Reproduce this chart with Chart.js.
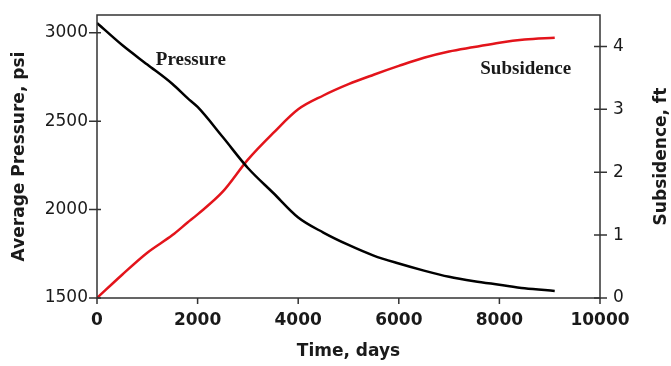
<!DOCTYPE html>
<html lang="en">
<head>
<meta charset="UTF-8" />
<title>Pressure and Subsidence</title>
<script src="https://cdn.jsdelivr.net/npm/chart.js"></script>
<style>
  html, body { margin: 0; padding: 0; background: #fff; }
  #wrap { width: 671px; height: 366px; position: relative; }
</style>
</head>
<body>
<div id="wrap"><canvas id="chart"></canvas></div>
<script>
// data
const timeDays = [0, 500, 1000, 1500, 1800, 2000, 2500, 3000, 3500, 4000, 4500, 5000, 5500, 6000, 6500, 7000, 7500, 8000, 8500, 9100];
const pressurePsi = [3055, 2930, 2820, 2710, 2630, 2580, 2410, 2235, 2095, 1955, 1870, 1800, 1740, 1695, 1655, 1620, 1595, 1575, 1555, 1540];
const subsidenceFt = [0, 0.37, 0.72, 1.0, 1.2, 1.33, 1.69, 2.2, 2.62, 3.0, 3.22, 3.4, 3.55, 3.69, 3.82, 3.92, 3.99, 4.06, 4.11, 4.14];

const timeTicks = [0, 2000, 4000, 6000, 8000, 10000];
const pressureTicks = [1500, 2000, 2500, 3000];
const subsidenceTicks = [0, 1, 2, 3, 4];

const sans = '"DejaVu Sans", sans-serif';
const ink = '#1a1a1a';

const frame = {
  id: 'frame',
  afterDraw(chart) {
    const { ctx, chartArea: a, scales: { x, y, y1 } } = chart;
    ctx.save();
    ctx.strokeStyle = '#333';
    ctx.lineWidth = 1.5;
    ctx.strokeRect(a.left, a.top, a.right - a.left, a.bottom - a.top);
    ctx.beginPath();
    x.ticks.forEach(t => {
      const px = x.getPixelForValue(t.value);
      ctx.moveTo(px, a.bottom); ctx.lineTo(px, a.bottom + 6);
    });
    y.ticks.forEach(t => {
      const py = y.getPixelForValue(t.value);
      ctx.moveTo(a.left - 8, py); ctx.lineTo(a.left + 4, py);
    });
    y1.ticks.forEach(t => {
      const py = y1.getPixelForValue(t.value);
      ctx.moveTo(a.right - 6, py); ctx.lineTo(a.right + 7, py);
    });
    ctx.stroke();

    // curve labels
    ctx.fillStyle = ink;
    ctx.font = 'bold 19px "Liberation Serif", serif';
    ctx.textAlign = 'left';
    ctx.textBaseline = 'middle';
    ctx.fillText('Pressure', x.getPixelForValue(1170), y.getPixelForValue(2846));
    ctx.fillText('Subsidence', x.getPixelForValue(7620), y1.getPixelForValue(3.64));

    // right axis title, reading bottom to top
    ctx.font = 'bold 17px ' + sans;
    ctx.textAlign = 'center';
    ctx.translate(662, (a.top + a.bottom) / 2);
    ctx.rotate(-Math.PI / 2);
    ctx.fillText('Subsidence, ft', 0, 0);
    ctx.restore();
  }
};

const plain = v => String(v);
const noPad = w => s => { s.width = w; s.paddingTop = 0; s.paddingBottom = 0; };

new Chart(document.getElementById('chart'), {
  type: 'line',
  data: {
    datasets: [
      {
        label: 'Pressure',
        data: timeDays.map((t, i) => ({ x: t, y: pressurePsi[i] })),
        borderColor: '#000',
        borderWidth: 2.5,
        pointRadius: 0,
        cubicInterpolationMode: 'monotone',
        yAxisID: 'y'
      },
      {
        label: 'Subsidence',
        data: timeDays.map((t, i) => ({ x: t, y: subsidenceFt[i] })),
        borderColor: '#e3141b',
        borderWidth: 2.5,
        pointRadius: 0,
        cubicInterpolationMode: 'monotone',
        yAxisID: 'y1'
      }
    ]
  },
  options: {
    responsive: true,
    maintainAspectRatio: false,
    animation: false,
    layout: { padding: { top: 15, left: 0, right: 0, bottom: 0 } },
    plugins: { legend: { display: false }, tooltip: { enabled: false } },
    scales: {
      x: {
        type: 'linear',
        position: 'bottom',
        min: 0,
        max: 10000,
        afterBuildTicks: s => { s.ticks = timeTicks.map(v => ({ value: v })); },
        afterFit: s => { s.height = 68; },
        grid: { display: false, drawTicks: false },
        border: { display: false },
        ticks: { color: ink, font: { family: sans, size: 17, weight: 'bold' }, padding: 12, maxRotation: 0, callback: plain },
        title: { display: true, text: 'Time, days', color: ink, font: { family: sans, size: 17, weight: 'bold' }, padding: { top: 0, bottom: 4 } }
      },
      y: {
        position: 'left',
        min: 1500,
        max: 3100,
        afterBuildTicks: s => { s.ticks = pressureTicks.map(v => ({ value: v })); },
        afterFit: noPad(97),
        grid: { display: false, drawTicks: false },
        border: { display: false },
        ticks: { color: ink, font: { family: sans, size: 17 }, padding: 9, callback: plain },
        title: { display: true, text: 'Average Pressure, psi', color: ink, font: { family: sans, size: 17, weight: 'bold' }, padding: { top: 9, bottom: 0 } }
      },
      y1: {
        position: 'right',
        min: 0,
        max: 4.5,
        afterBuildTicks: s => { s.ticks = subsidenceTicks.map(v => ({ value: v })); },
        afterFit: noPad(71),
        grid: { display: false, drawTicks: false },
        border: { display: false },
        ticks: { color: ink, font: { family: sans, size: 17 }, padding: 13, callback: plain }
      }
    }
  },
  plugins: [frame]
});
</script>
</body>
</html>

##########

WHAT YOU NEED TO DO: Retype everything in the material word for word, minus pictures.

OUTPUT BELOW:
Reproduce this chart with Chart.js.
<!DOCTYPE html>
<html lang="en">
<head>
<meta charset="UTF-8" />
<title>Pressure and Subsidence</title>
<script src="https://cdn.jsdelivr.net/npm/chart.js"></script>
<style>
  html, body { margin: 0; padding: 0; background: #fff; }
  #wrap { width: 671px; height: 366px; position: relative; }
</style>
</head>
<body>
<div id="wrap"><canvas id="chart"></canvas></div>
<script>
// data
const timeDays = [0, 500, 1000, 1500, 1800, 2000, 2500, 3000, 3500, 4000, 4500, 5000, 5500, 6000, 6500, 7000, 7500, 8000, 8500, 9100];
const pressurePsi = [3055, 2930, 2820, 2710, 2630, 2580, 2410, 2235, 2095, 1955, 1870, 1800, 1740, 1695, 1655, 1620, 1595, 1575, 1555, 1540];
const subsidenceFt = [0, 0.37, 0.72, 1.0, 1.2, 1.33, 1.69, 2.2, 2.62, 3.0, 3.22, 3.4, 3.55, 3.69, 3.82, 3.92, 3.99, 4.06, 4.11, 4.14];

const timeTicks = [0, 2000, 4000, 6000, 8000, 10000];
const pressureTicks = [1500, 2000, 2500, 3000];
const subsidenceTicks = [0, 1, 2, 3, 4];

const sans = '"DejaVu Sans", sans-serif';
const ink = '#1a1a1a';

const frame = {
  id: 'frame',
  afterDraw(chart) {
    const { ctx, chartArea: a, scales: { x, y, y1 } } = chart;
    ctx.save();
    ctx.strokeStyle = '#333';
    ctx.lineWidth = 1.5;
    ctx.strokeRect(a.left, a.top, a.right - a.left, a.bottom - a.top);
    ctx.beginPath();
    x.ticks.forEach(t => {
      const px = x.getPixelForValue(t.value);
      ctx.moveTo(px, a.bottom); ctx.lineTo(px, a.bottom + 6);
    });
    y.ticks.forEach(t => {
      const py = y.getPixelForValue(t.value);
      ctx.moveTo(a.left - 8, py); ctx.lineTo(a.left + 4, py);
    });
    y1.ticks.forEach(t => {
      const py = y1.getPixelForValue(t.value);
      ctx.moveTo(a.right - 6, py); ctx.lineTo(a.right + 7, py);
    });
    ctx.stroke();

    // curve labels
    ctx.fillStyle = ink;
    ctx.font = 'bold 19px "Liberation Serif", serif';
    ctx.textAlign = 'left';
    ctx.textBaseline = 'middle';
    ctx.fillText('Pressure', x.getPixelForValue(1170), y.getPixelForValue(2846));
    ctx.fillText('Subsidence', x.getPixelForValue(7620), y1.getPixelForValue(3.64));

    // right axis title, reading bottom to top
    ctx.font = 'bold 17px ' + sans;
    ctx.textAlign = 'center';
    ctx.translate(662, (a.top + a.bottom) / 2);
    ctx.rotate(-Math.PI / 2);
    ctx.fillText('Subsidence, ft', 0, 0);
    ctx.restore();
  }
};

const plain = v => String(v);
const noPad = w => s => { s.width = w; s.paddingTop = 0; s.paddingBottom = 0; };

new Chart(document.getElementById('chart'), {
  type: 'line',
  data: {
    datasets: [
      {
        label: 'Pressure',
        data: timeDays.map((t, i) => ({ x: t, y: pressurePsi[i] })),
        borderColor: '#000',
        borderWidth: 2.5,
        pointRadius: 0,
        cubicInterpolationMode: 'monotone',
        yAxisID: 'y'
      },
      {
        label: 'Subsidence',
        data: timeDays.map((t, i) => ({ x: t, y: subsidenceFt[i] })),
        borderColor: '#e3141b',
        borderWidth: 2.5,
        pointRadius: 0,
        cubicInterpolationMode: 'monotone',
        yAxisID: 'y1'
      }
    ]
  },
  options: {
    responsive: true,
    maintainAspectRatio: false,
    animation: false,
    layout: { padding: { top: 15, left: 0, right: 0, bottom: 0 } },
    plugins: { legend: { display: false }, tooltip: { enabled: false } },
    scales: {
      x: {
        type: 'linear',
        position: 'bottom',
        min: 0,
        max: 10000,
        afterBuildTicks: s => { s.ticks = timeTicks.map(v => ({ value: v })); },
        afterFit: s => { s.height = 68; },
        grid: { display: false, drawTicks: false },
        border: { display: false },
        ticks: { color: ink, font: { family: sans, size: 17, weight: 'bold' }, padding: 12, maxRotation: 0, callback: plain },
        title: { display: true, text: 'Time, days', color: ink, font: { family: sans, size: 17, weight: 'bold' }, padding: { top: 0, bottom: 4 } }
      },
      y: {
        position: 'left',
        min: 1500,
        max: 3100,
        afterBuildTicks: s => { s.ticks = pressureTicks.map(v => ({ value: v })); },
        afterFit: noPad(97),
        grid: { display: false, drawTicks: false },
        border: { display: false },
        ticks: { color: ink, font: { family: sans, size: 17 }, padding: 9, callback: plain },
        title: { display: true, text: 'Average Pressure, psi', color: ink, font: { family: sans, size: 17, weight: 'bold' }, padding: { top: 9, bottom: 0 } }
      },
      y1: {
        position: 'right',
        min: 0,
        max: 4.5,
        afterBuildTicks: s => { s.ticks = subsidenceTicks.map(v => ({ value: v })); },
        afterFit: noPad(71),
        grid: { display: false, drawTicks: false },
        border: { display: false },
        ticks: { color: ink, font: { family: sans, size: 17 }, padding: 13, callback: plain }
      }
    }
  },
  plugins: [frame]
});
</script>
</body>
</html>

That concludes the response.